The result of all this is increased pleasure — for her!  Among women who had anal sex in their last encounter, 94% reached orgasm, compared to only 81% for women who received oral sex.  All of this data is self-reported, and may be unreliable on that basis, but that unreliability – a desire to look better, more chaste and moral, less kinky and so on – seems like it would resolve in higher-than-reported numbers for women who have engaged in and enjoyed this activity, which was largely planted in the public psyche by pornography.

The net result of adult entertainment’s viability as an industry has been an undercurrent towards faster, higher quality and more widely accessible technology.  Every other sector has benefited from the accessibility and ubiquity that adult entertainment has sought to achieve, given its patrons’ frequent need for discretion.  Culturally, people are experimenting more and, as the data above suggest, enjoying themselves more as well.  Not to say that people are uncreative on their own, but the adult entertainment industry gives them ideas, whether for technology, business or physical activities, that they may not have thought of on their own, and that entrenched interests like film and music companies have no interest to develop.

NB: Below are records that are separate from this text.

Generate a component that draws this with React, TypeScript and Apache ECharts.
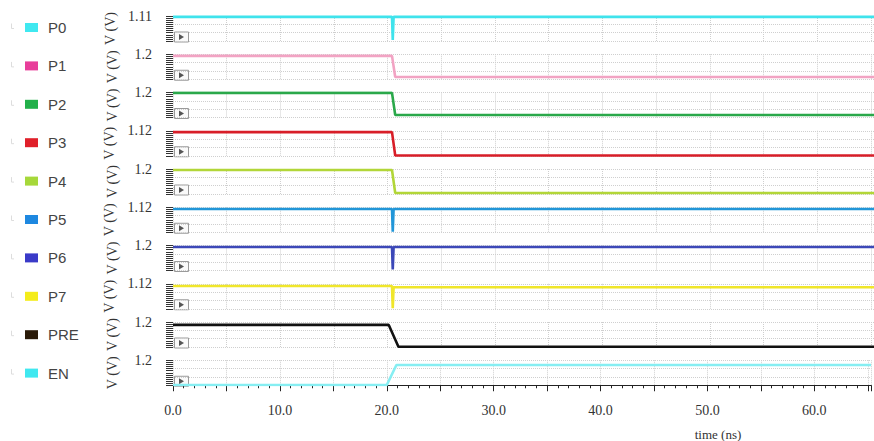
import React, { useEffect, useRef } from "react";
import * as echarts from "echarts";

const signalNames = ["P0", "P1", "P2", "P3", "P4", "P5", "P6", "P7", "PRE", "EN"];
const axisTopLabels = ["1.11", "1.2", "1.2", "1.12", "1.2", "1.12", "1.2", "1.12", "1.2", "1.2"];
const axisMax = [1.11, 1.2, 1.2, 1.12, 1.2, 1.12, 1.2, 1.12, 1.2, 1.2];
const timeMax = 65.3;
const timeTicks = [0, 10, 20, 30, 40, 50, 60];

const p0 = [[0, 1.07], [20.4, 1.07], [20.47, 0.05], [20.55, 1.07], [65.3, 1.07]];
const p1 = [[0, 1.12], [20.4, 1.12], [20.7, 0.11], [65.3, 0.11]];
const p2 = [[0, 1.18], [20.4, 1.18], [20.7, 0.12], [65.3, 0.12]];
const p3 = [[0, 1.06], [20.4, 1.06], [20.7, 0.01], [65.3, 0.01]];
const p4 = [[0, 1.15], [20.4, 1.15], [20.7, 0.05], [65.3, 0.05]];
const p5 = [[0, 1.04], [20.4, 1.04], [20.47, 0.02], [20.55, 1.04], [65.3, 1.04]];
const p6 = [[0, 1.13], [20.4, 1.13], [20.47, 0.05], [20.55, 1.13], [65.3, 1.13]];
const p7 = [[0, 1.02], [20.4, 1.02], [20.47, 0.02], [20.55, 0.96], [65.3, 0.96]];
const pre = [[0, 1.06], [20.1, 1.06], [21.0, 0.01], [65.3, 0.01]];
const en = [[0, 0.01], [20.0, 0.01], [20.9, 0.97], [65.3, 0.97]];
const signalData = [p0, p1, p2, p3, p4, p5, p6, p7, pre, en];

const lineColors = ["#3fe3ec", "#f2a3c3", "#2aa84a", "#d81e28", "#b2d638", "#2196d8", "#3c48b8", "#f0e62a", "#111111", "#86eef2"];
const legendColors = ["#40e8f0", "#e83e9a", "#22b04a", "#e0202a", "#a6d83a", "#1e88e0", "#3a3ac8", "#f4ec1a", "#2a1a08", "#40e8f0"];

const GRID_LEFT = 173;
const GRID_TOP0 = 16;
const ROW = 38.25;
const GRID_H = 25;
const SERIF = "Liberation Serif";

export default function App() {
  const ref = useRef<HTMLDivElement>(null);
  useEffect(() => {
    document.body.style.margin = "0";
    const chart = echarts.init(ref.current!, null, { renderer: "svg" });
    const n = signalNames.length;
    const grids = signalNames.map((_, i) => ({
      left: GRID_LEFT,
      right: 0,
      top: GRID_TOP0 + ROW * i,
      height: GRID_H,
    }));
    const xAxes = signalNames.map((_, i) => {
      const last = i === n - 1;
      return {
        type: "value",
        gridIndex: i,
        min: 0,
        max: timeMax,
        interval: 5,
        offset: last ? 11.5 : 0,
        axisLine: { show: last, lineStyle: { color: "#222", width: 1 } },
        axisTick: { show: last, length: 6, lineStyle: { color: "#222" } },
        minorTick: { show: last, splitNumber: 5, length: 3, lineStyle: { color: "#222" } },
        axisLabel: {
          show: last,
          margin: 7,
          fontFamily: SERIF,
          fontSize: 14,
          color: "#333",
          formatter: (v: number) => (timeTicks.indexOf(Math.round(v * 100) / 100) >= 0 ? v.toFixed(1) : ""),
        },
        splitLine: { show: true, lineStyle: { color: "#cfcfcf", type: "dotted", width: 1 } },
      };
    });
    const yAxes = signalNames.map((_, i) => ({
      type: "value",
      gridIndex: i,
      min: 0,
      max: axisMax[i],
      interval: axisMax[i] / 3,
      offset: 7,
      name: "V (V)",
      nameLocation: "middle",
      nameRotate: 90,
      nameGap: 47,
      nameTextStyle: { fontFamily: SERIF, fontSize: 14, color: "#333" },
      axisLine: { show: false },
      axisTick: { show: true, length: 7, lineStyle: { color: "#333", width: 1 } },
      minorTick: { show: true, splitNumber: 4, length: 7, lineStyle: { color: "#333", width: 1 } },
      axisLabel: {
        margin: 14,
        fontFamily: SERIF,
        fontSize: 14,
        color: "#333",
        showMaxLabel: true,
        padding: [0, 0, 8, 0],
        formatter: (v: number) => (Math.abs(v - axisMax[i]) < 1e-6 ? axisTopLabels[i] : ""),
      },
      splitLine: { show: true, lineStyle: { color: "#cfcfcf", type: "dotted", width: 1 } },
    }));
    const series = signalNames.map((name, i) => ({
      type: "line",
      name,
      xAxisIndex: i,
      yAxisIndex: i,
      data: signalData[i],
      symbol: "none",
      color: lineColors[i],
      lineStyle: { color: lineColors[i], width: 2.6 },
      silent: true,
    }));
    const graphics: any[] = [];
    signalNames.forEach((_, i) => {
      const top = GRID_TOP0 + ROW * i;
      graphics.push({
        type: "rect",
        shape: { x: 174.5, y: top + 16, width: 14, height: 10 },
        style: { fill: "#fafafa", stroke: "#9a9a9a", lineWidth: 1 },
        silent: true,
      });
      graphics.push({
        type: "polygon",
        shape: { points: [[179, top + 18], [179, top + 24], [184, top + 21]] },
        style: { fill: "#555" },
        silent: true,
      });
      const ly = 27.5 + 38.4 * i;
      graphics.push({
        type: "polyline",
        shape: { points: [[11.5, ly - 4], [11.5, ly + 1], [14, ly + 1]] },
        style: { stroke: "#dddddd", lineWidth: 1, fill: null },
        silent: true,
      });
    });
    graphics.push({
      type: "text",
      x: 718,
      y: 434,
      style: {
        text: "time (ns)",
        fontFamily: SERIF,
        fontSize: 13,
        fill: "#333",
        align: "center",
        verticalAlign: "middle",
      },
      silent: true,
    });
    chart.setOption({
      animation: false,
      backgroundColor: "#ffffff",
      legend: {
        orient: "vertical",
        left: 20,
        top: 14.5,
        icon: "rect",
        itemWidth: 13,
        itemHeight: 9,
        itemGap: 22.4,
        selectedMode: false,
        textStyle: {
          fontFamily: "Liberation Sans",
          fontSize: 15,
          lineHeight: 16,
          color: "#444",
          padding: [0, 0, 0, 5],
        },
        data: signalNames.map((name, i) => ({ name, itemStyle: { color: legendColors[i] } })),
      },
      grid: grids,
      xAxis: xAxes,
      yAxis: yAxes,
      series,
      graphic: graphics,
    });
    return () => chart.dispose();
  }, []);
  return <div ref={ref} style={{ width: 874, height: 441 }} />;
}
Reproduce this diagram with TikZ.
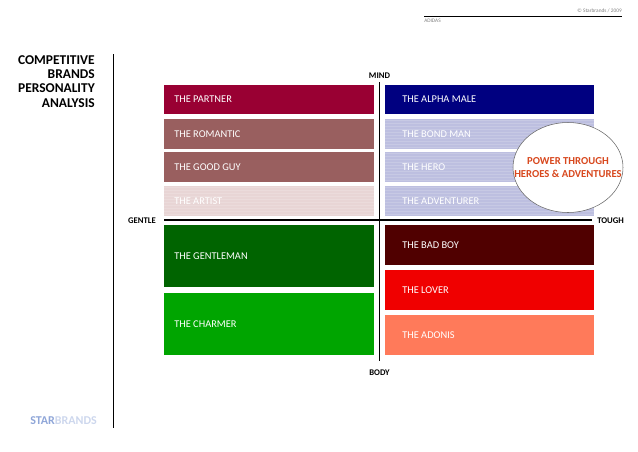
\documentclass[tikz,border=0pt]{standalone}
\usepackage{fontspec}
\setmainfont{Carlito}
\usetikzlibrary{shapes.geometric}
\definecolor{partnercol}{HTML}{990033}
\definecolor{romancecol}{HTML}{995F5F}
\definecolor{artistcol}{HTML}{E8D5D5}
\definecolor{alphacol}{HTML}{000080}
\definecolor{bondcol}{HTML}{BDBFE0}
\definecolor{gentcol}{HTML}{006400}
\definecolor{charmcol}{HTML}{00A500}
\definecolor{badcol}{HTML}{500000}
\definecolor{lovercol}{HTML}{F00000}
\definecolor{adoniscol}{HTML}{FF7A5A}
\definecolor{powercol}{HTML}{D8481E}
\definecolor{logocol}{HTML}{8FA6D8}
\tikzset{
  band/.style={anchor=north west,minimum width=#1*0.75pt,inner sep=0pt,outer sep=0pt},
  band/.default=210,
  axislabel/.style={font=\fontsize{6.5}{7}\selectfont\bfseries,inner sep=0pt},
  stripes/.style={path picture={
      \foreach \k in {0,...,9}
        \draw[white,opacity=0.16,line width=0.7pt]
          ([yshift=-\k*2.25pt-1pt]path picture bounding box.north west)
          -- ([yshift=-\k*2.25pt-1pt]path picture bounding box.north east);}}
}
% a box with its caption set in from the left edge
\newcommand{\bandinset}{7.5pt}
\newcommand{\bandbox}[6]{%
  \node[band,fill=#4,minimum height=#5*0.75pt,#6] (#1) at (#2) {};
  \node[anchor=west,inner sep=0pt,text=white,font=\fontsize{7.8}{9}\selectfont] (#1text) at ([xshift=\bandinset]#1.west) {#3};}
\begin{document}
\begin{tikzpicture}[x=0.75pt,y=-0.75pt]
  \useasboundingbox (0,0) rectangle (638,451);
  % header
  \coordinate (headl) at (424,16);
  \coordinate (headr) at (622,16);
  \draw[line width=0.5pt] (headl)--(headr);
  \node[anchor=south east,inner sep=0pt,gray,font=\fontsize{4}{5}\selectfont] (copyright) at (622,13) {© Starbrands / 2009};
  \node[anchor=north west,inner sep=0pt,gray,font=\fontsize{4}{5}\selectfont] (brand) at (424,19) {ADIDAS};
  % title and side rule
  \node[anchor=north east,align=right,inner sep=0pt,font=\fontsize{10.1}{10.8}\selectfont\bfseries] (title) at (95,55) {COMPETITIVE\\BRANDS\\PERSONALITY\\ANALYSIS};
  \coordinate (rulet) at (113,54);
  \coordinate (ruleb) at (113,428);
  \draw[line width=0.7pt] (rulet)--(ruleb);
  \node[anchor=west,inner sep=0pt,font=\fontsize{9}{10}\selectfont\bfseries] (logo) at (30,421) {\textcolor{logocol}{STAR}\textcolor{logocol!45}{BRANDS}};
  % left column
  \bandbox{partner}{164,85}{THE PARTNER}{partnercol}{29}{band}
  \bandbox{romantic}{164,119}{THE ROMANTIC}{romancecol}{29.5}{band}
  \bandbox{goodguy}{164,152}{THE GOOD GUY}{romancecol}{30}{band}
  \bandbox{artist}{164,186}{THE ARTIST}{artistcol}{30}{band,stripes}
  \bandbox{gentleman}{164,225}{THE GENTLEMAN}{gentcol}{62}{band}
  \bandbox{charmer}{164,293}{THE CHARMER}{charmcol}{62}{band}
  % right column
  \renewcommand{\bandinset}{12.75pt}
  \bandbox{alpha}{385,85}{THE ALPHA MALE}{alphacol}{29}{band=209}
  \bandbox{bond}{385,119}{THE BOND MAN}{bondcol}{29.5}{band=209,stripes}
  \bandbox{hero}{385,152}{THE HERO}{bondcol}{30}{band=209,stripes}
  \bandbox{adventurer}{385,186}{THE ADVENTURER}{bondcol}{30}{band=209,stripes}
  \bandbox{badboy}{385,225}{THE BAD BOY}{badcol}{40}{band=209}
  \bandbox{lover}{385,270}{THE LOVER}{lovercol}{40}{band=209}
  \bandbox{adonis}{385,315}{THE ADONIS}{adoniscol}{40}{band=209}
  % axes
  \node[axislabel] (mind) at (379.5,76) {MIND};
  \node[axislabel] (body) at (379.5,373) {BODY};
  \node[axislabel,anchor=east] (gentle) at (156,221) {GENTLE};
  \node[axislabel,anchor=west] (tough) at (597,221) {TOUGH};
  \coordinate (axt) at (379.5,82);
  \coordinate (axb) at (379.5,361);
  \coordinate (axl) at (164,220);
  \coordinate (axr) at (592,220);
  \draw[line width=1.3pt] (axt)--(axb);
  \draw[line width=1.3pt] (axl)--(axr);
  % callout
  \node[ellipse,draw=black!60,fill=white,line width=0.4pt,minimum width=110*0.75pt,minimum height=90*0.75pt,inner sep=0pt] (callout) at (568,167.5) {};
  \node[align=center,inner sep=0pt,text=powercol,font=\fontsize{8}{9.75}\selectfont\bfseries] (power) at (callout) {POWER THROUGH\\HEROES \& ADVENTURES};
\end{tikzpicture}
\end{document}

To those who say that “the model needs to change,” you’re right.  That’s why the adult entertainment industry has constantly been in a state of flux, and has material available in print, on DVD, and online.  This has also been a major reason why the industry has not been able to establish trade cabals like the RIAA and MPAA.  The common thread of the industry, and reason for its existence, is original content — content that is copyrighted and entitled to a range of legal protections.  All of the structural change in the world will not alter the fact that a right to produce and protect original content is at the core of adult entertainment; it is the industry’s sole commodity, like coal, oil or copper, that derives value by virtue of its relative scarcity.  Content producers want you to have access to it on your phone, computer and television, but legally, and can only advance the technology required for this goal if they have the money to research and perfect it.

People are free to dislike pornography and choose not to buy it.  They can keep strip clubs and video stores out of their cushy suburbs if they can convincingly show that it will increase crime and harm property values.  But in light of the progress it has stimulated, does anyone really want to imagine a world without it?  If all of the major studios were to shut down tomorrow, there would still be more porn around than any one person could need in his or her lifetime, but that’s not the point.  As an inexorable force for technological and social change, porn is intrinsically valuable, and its producers have to defend their ability to stay viable – and even profitable – for the rest of us to benefit from its existence.  Nobody likes to be sued, or to pay a settlement of several thousand dollars, but widespread piracy has destabilized an entire industry, and one that has worked to be rather versatile, as opposed to the recording and movie industries’ desperate grip on decades-old models of distribution.

Retaliation against adult content producers amounts to fighting the wrong enemy.  They aren’t the ones trying to take your house or ruin your lives.  They aren’t pursuing scorched-earth litigation to prove a point.  They’ve just seen that piracy is jeopardizing their continued ability to make the contributions they have to our economy, technological abundance, and own curiosity.  Ultimately, attempts to hurt the industry are counterproductive, and you’re merely pointing the gun at yourself.